Jargonbuster: Jargon of 2014

The World Today Updated 7 December 2018 1 minute READ

2.0/3.0 originally from web 2.0 which described a site that used technology beyond the static pages of earlier web sites. Now used to sex up any incremental change anywhere.

Synergy, and its sister, Synergizing, is the magic which makes merged organizations more productive. As rare in nature as the philosopher’s stone.

Boots on the ground was first used in 1980, a synecdoche for troop deployment in a foreign country. Bizarrely it has taken until the boot-less drone era to catch on.

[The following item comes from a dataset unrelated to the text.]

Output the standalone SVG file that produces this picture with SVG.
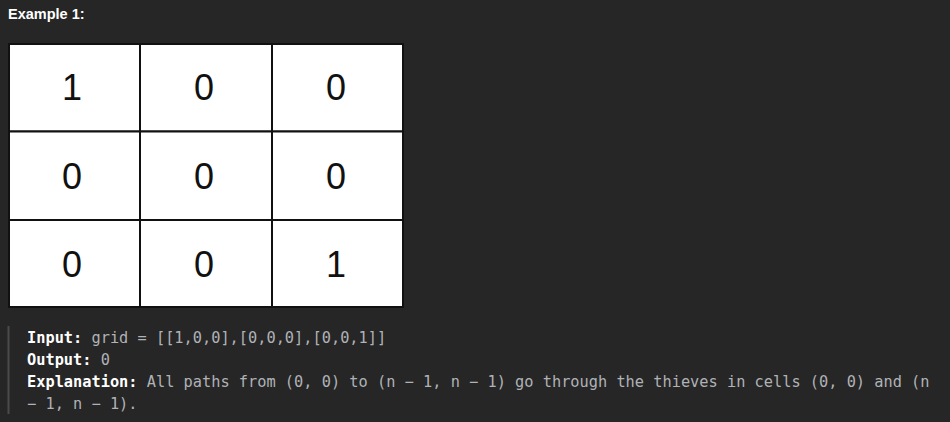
<svg xmlns="http://www.w3.org/2000/svg" width="950" height="422" viewBox="0 0 950 422">
<style>
.cell{fill:#ffffff;stroke:#111111;stroke-width:2}
.num{font-family:"Liberation Sans",Arial,sans-serif;font-size:36px;fill:#111111;text-anchor:middle}
.code{font-family:"DejaVu Sans Mono","Liberation Mono",monospace;font-size:15.3px;fill:#b0b2b6}
.b{font-weight:bold;fill:#ffffff}
</style>
<rect x="0" y="0" width="950" height="422" fill="#262626"/>
<text x="8" y="19" font-family="Liberation Sans,Arial,sans-serif" font-size="14.5" font-weight="bold" fill="#ffffff">Example 1:</text>
<g id="grid">
<g id="c00"><rect class="cell" x="9" y="44" width="131" height="87.5"/><text class="num" x="72" y="100">1</text></g>
<g id="c01"><rect class="cell" x="140" y="44" width="132" height="87.5"/><text class="num" x="204" y="100">0</text></g>
<g id="c02"><rect class="cell" x="272" y="44" width="131" height="87.5"/><text class="num" x="336" y="100">0</text></g>
<g id="c10"><rect class="cell" x="9" y="131.5" width="131" height="88.5"/><text class="num" x="72" y="188.5">0</text></g>
<g id="c11"><rect class="cell" x="140" y="131.5" width="132" height="88.5"/><text class="num" x="204" y="188.5">0</text></g>
<g id="c12"><rect class="cell" x="272" y="131.5" width="131" height="88.5"/><text class="num" x="336" y="188.5">0</text></g>
<g id="c20"><rect class="cell" x="9" y="220" width="131" height="87"/><text class="num" x="72" y="277">0</text></g>
<g id="c21"><rect class="cell" x="140" y="220" width="132" height="87"/><text class="num" x="204" y="277">0</text></g>
<g id="c22"><rect class="cell" x="272" y="220" width="131" height="87"/><text class="num" x="336" y="277">1</text></g>
</g>
<g id="connectors"></g>
<rect x="7.5" y="326" width="2" height="88" fill="#4a4a4a"/>
<text class="code" x="27" y="343"><tspan class="b">Input:</tspan> grid = [[1,0,0],[0,0,0],[0,0,1]]</text>
<text class="code" x="27" y="365"><tspan class="b">Output:</tspan> 0</text>
<text class="code" x="27" y="387"><tspan class="b">Explanation:</tspan> All paths from (0, 0) to (n − 1, n − 1) go through the thieves in cells (0, 0) and (n</text>
<text class="code" x="27" y="409">− 1, n − 1).</text>
</svg>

New Normal was so on-trend that it spawned a US sitcom under that title. It was canned after the first series, which shows that in our fast-changing world, some things do stay the same.

World War III featured in a phrase used by Einstein in 1949 when total obliteration seemed to be the likely result of the next conflict. But what do people mean when they use it now?

Nontrivial, and its cousin, nonobvious, have escaped from the worlds of mathematics and patent law to plant the standard of Newspeak in academic and policy discourse. Doubleplusungood.

Holistic used to be confined to alternative therapies. Now it is applied to any project that aspires to greater sophistication than George Bush’s post-invasion plan for Iraq.

Conscious uncoupling is PR guff to give the impression that a celebrity couple’s separation was different from break-ups of ordinary folk. It has infected headlines about Obama’s relationship with Democrats and must be banned from discussion of Scotland’s relationship with the UK.

Reform-minded was often coupled with ‘youth’ to mean articulate people in the Arab world who want what we want. It should have a red flag attached saying: ‘Good for TV but not necessarily representative of the masses’.

Shakespeare was right. We are all players and everything we do, up to high-level diplomacy, is a game. So ideas or individuals that change the rules are inevitably game changers. But shouldn’t diplomacy aim to make everyone a winner?